# My Breeding Tank Set-Up



## SashimiBetta (May 7, 2011)

Remember me? Well, I have this 20g, and I found out that Breeding bettas is my best bet. So I am breeding bettas in my 20g tank. Here is a Set-up. TELL ME WHAT YOU THINK 

































I also have the parents here: (FEMALE VEILTAIL/MALE DELTA)


----------



## SashimiBetta (May 7, 2011)

I just placed a paper plate (floatable)in the tank as my styrofoam cup.

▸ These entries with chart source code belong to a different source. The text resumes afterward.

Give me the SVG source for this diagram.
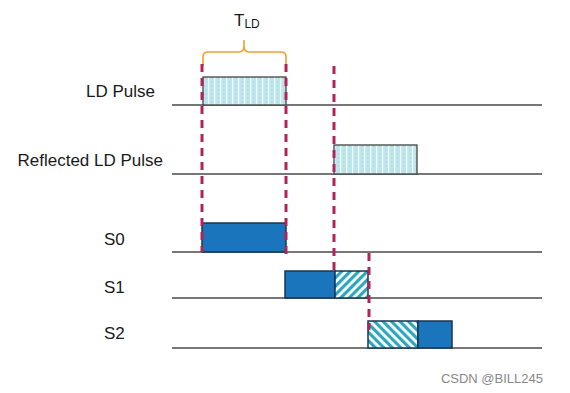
<svg xmlns="http://www.w3.org/2000/svg" width="570" height="393" viewBox="0 0 570 393">
<defs>
<pattern id="dots" width="6" height="4" patternUnits="userSpaceOnUse">
<rect width="6" height="4" fill="#bfe6ec"/>
<rect x="4" width="1.2" height="4" fill="#f2fbfc"/>
<circle cx="2" cy="2" r="0.6" fill="#8fd0da"/>
</pattern>
<pattern id="hatchF" width="6" height="6" patternUnits="userSpaceOnUse" patternTransform="rotate(45)">
<rect width="6" height="6" fill="#ffffff"/>
<rect width="3.2" height="6" fill="#2ea7ba"/>
</pattern>
<pattern id="hatchB" width="6" height="6" patternUnits="userSpaceOnUse" patternTransform="rotate(-45)">
<rect width="6" height="6" fill="#ffffff"/>
<rect width="3.2" height="6" fill="#2ea7ba"/>
</pattern>
<style>
.lbl{font-family:"Liberation Sans",Arial,sans-serif;font-size:17px;fill:#1a1a1a;}
.base{stroke:#4a4a4a;stroke-width:1.7;fill:none;}
.dash{stroke:#b0245a;stroke-width:3;stroke-dasharray:8 6;fill:none;}
.blue{fill:#1b75bc;stroke:#1a3550;stroke-width:1.5;}
.lt{stroke:#444;stroke-width:1.3;}
.hat{stroke:#1a3550;stroke-width:1.5;}
</style>
</defs>
<rect width="570" height="393" fill="#ffffff"/>
<g id="baselines">
<line class="base" x1="172" y1="105" x2="542" y2="105"/>
<line class="base" x1="172" y1="174" x2="542" y2="174"/>
<line class="base" x1="172" y1="252" x2="542" y2="252"/>
<line class="base" x1="172" y1="298" x2="542" y2="298"/>
<line class="base" x1="172" y1="348" x2="542" y2="348"/>
</g>
<g id="labels">
<text class="lbl" x="155" y="97" text-anchor="end">LD Pulse</text>
<text class="lbl" x="163" y="166" text-anchor="end">Reflected LD Pulse</text>
<text class="lbl" x="104" y="245">S0</text>
<text class="lbl" x="104" y="293">S1</text>
<text class="lbl" x="104" y="339">S2</text>
</g>
<g id="tld">
<path d="M203,66 V57 Q203,52 208,52 H239 Q244,52 244,46 V40 M244,46 Q244,52 249,52 H281 Q286,52 286,57 V66" fill="none" stroke="#f0a030" stroke-width="1.6"/>
<text x="234" y="26" font-family="Liberation Sans,Arial,sans-serif" font-size="17" fill="#1a1a1a">T<tspan font-size="12" dy="2">LD</tspan></text>
</g>
<g id="ld-pulse"><rect x="203" y="77" width="83" height="28" fill="url(#dots)" class="lt"/></g>
<g id="reflected"><rect x="334" y="145" width="83" height="29" fill="url(#dots)" class="lt"/></g>
<g id="s0"><rect x="202" y="223" width="84" height="29" class="blue"/></g>
<g id="s1">
<rect x="285" y="271" width="50" height="27" class="blue"/>
<rect x="335" y="271" width="33" height="27" fill="url(#hatchF)" class="hat"/>
</g>
<g id="s2">
<rect x="368" y="321" width="50" height="27" fill="url(#hatchB)" class="hat"/>
<rect x="418" y="321" width="34" height="27" class="blue"/>
</g>
<g id="connectors">
<line class="dash" x1="202" y1="64" x2="202" y2="252"/>
<line class="dash" x1="286" y1="64" x2="286" y2="258"/>
<line class="dash" x1="334" y1="66" x2="334" y2="272"/>
<line class="dash" x1="369" y1="253" x2="369" y2="330"/>
</g>
<text x="543" y="383" text-anchor="end" font-family="Liberation Sans,Arial,sans-serif" font-size="13" fill="#888">CSDN @BILL245</text>
</svg>
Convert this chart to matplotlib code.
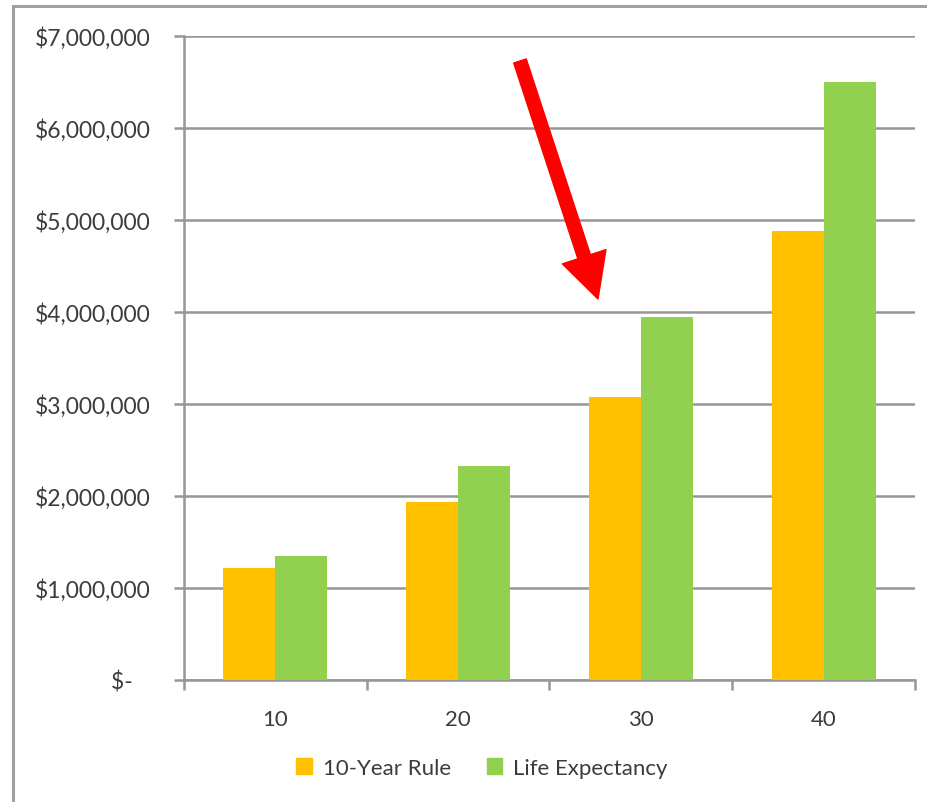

I tested the plate and it WONT sog up.


----------



## Oldfishlady (Mar 1, 2010)

I would cram at least half of one end with live plants........it needs lots of cover for the female....live plants have lots of benefits for a spawning tank especially if its your first spawn attempt....lots of live plants crammed in half the tank to the point that its hard for the male to get through but not the female so she can get away to rest, prevent premature egg drop if used as a natural separator, floating plants like water lettuce or leave of broad leaf plants work great for a natural nest building site for the male, they create microorganisms for live food for the fry (especially if you add some common snails to the mix and they have added benefits too), the plants provide cover for fry and they help with water quality if they are actively growing......


----------



## SashimiBetta (May 7, 2011)

Ok, thank you!


----------



## bettafish15 (Oct 3, 2010)

Yeah, as OFL said, it's best to stuff the tank with live plants


----------



## DarkMoon17 (Apr 16, 2011)

Yep, you need way more cover for the female. You might also want to divide off part of them tank since they might not spawn with so much space to avoid one another in. How are you conditioning the pair?


----------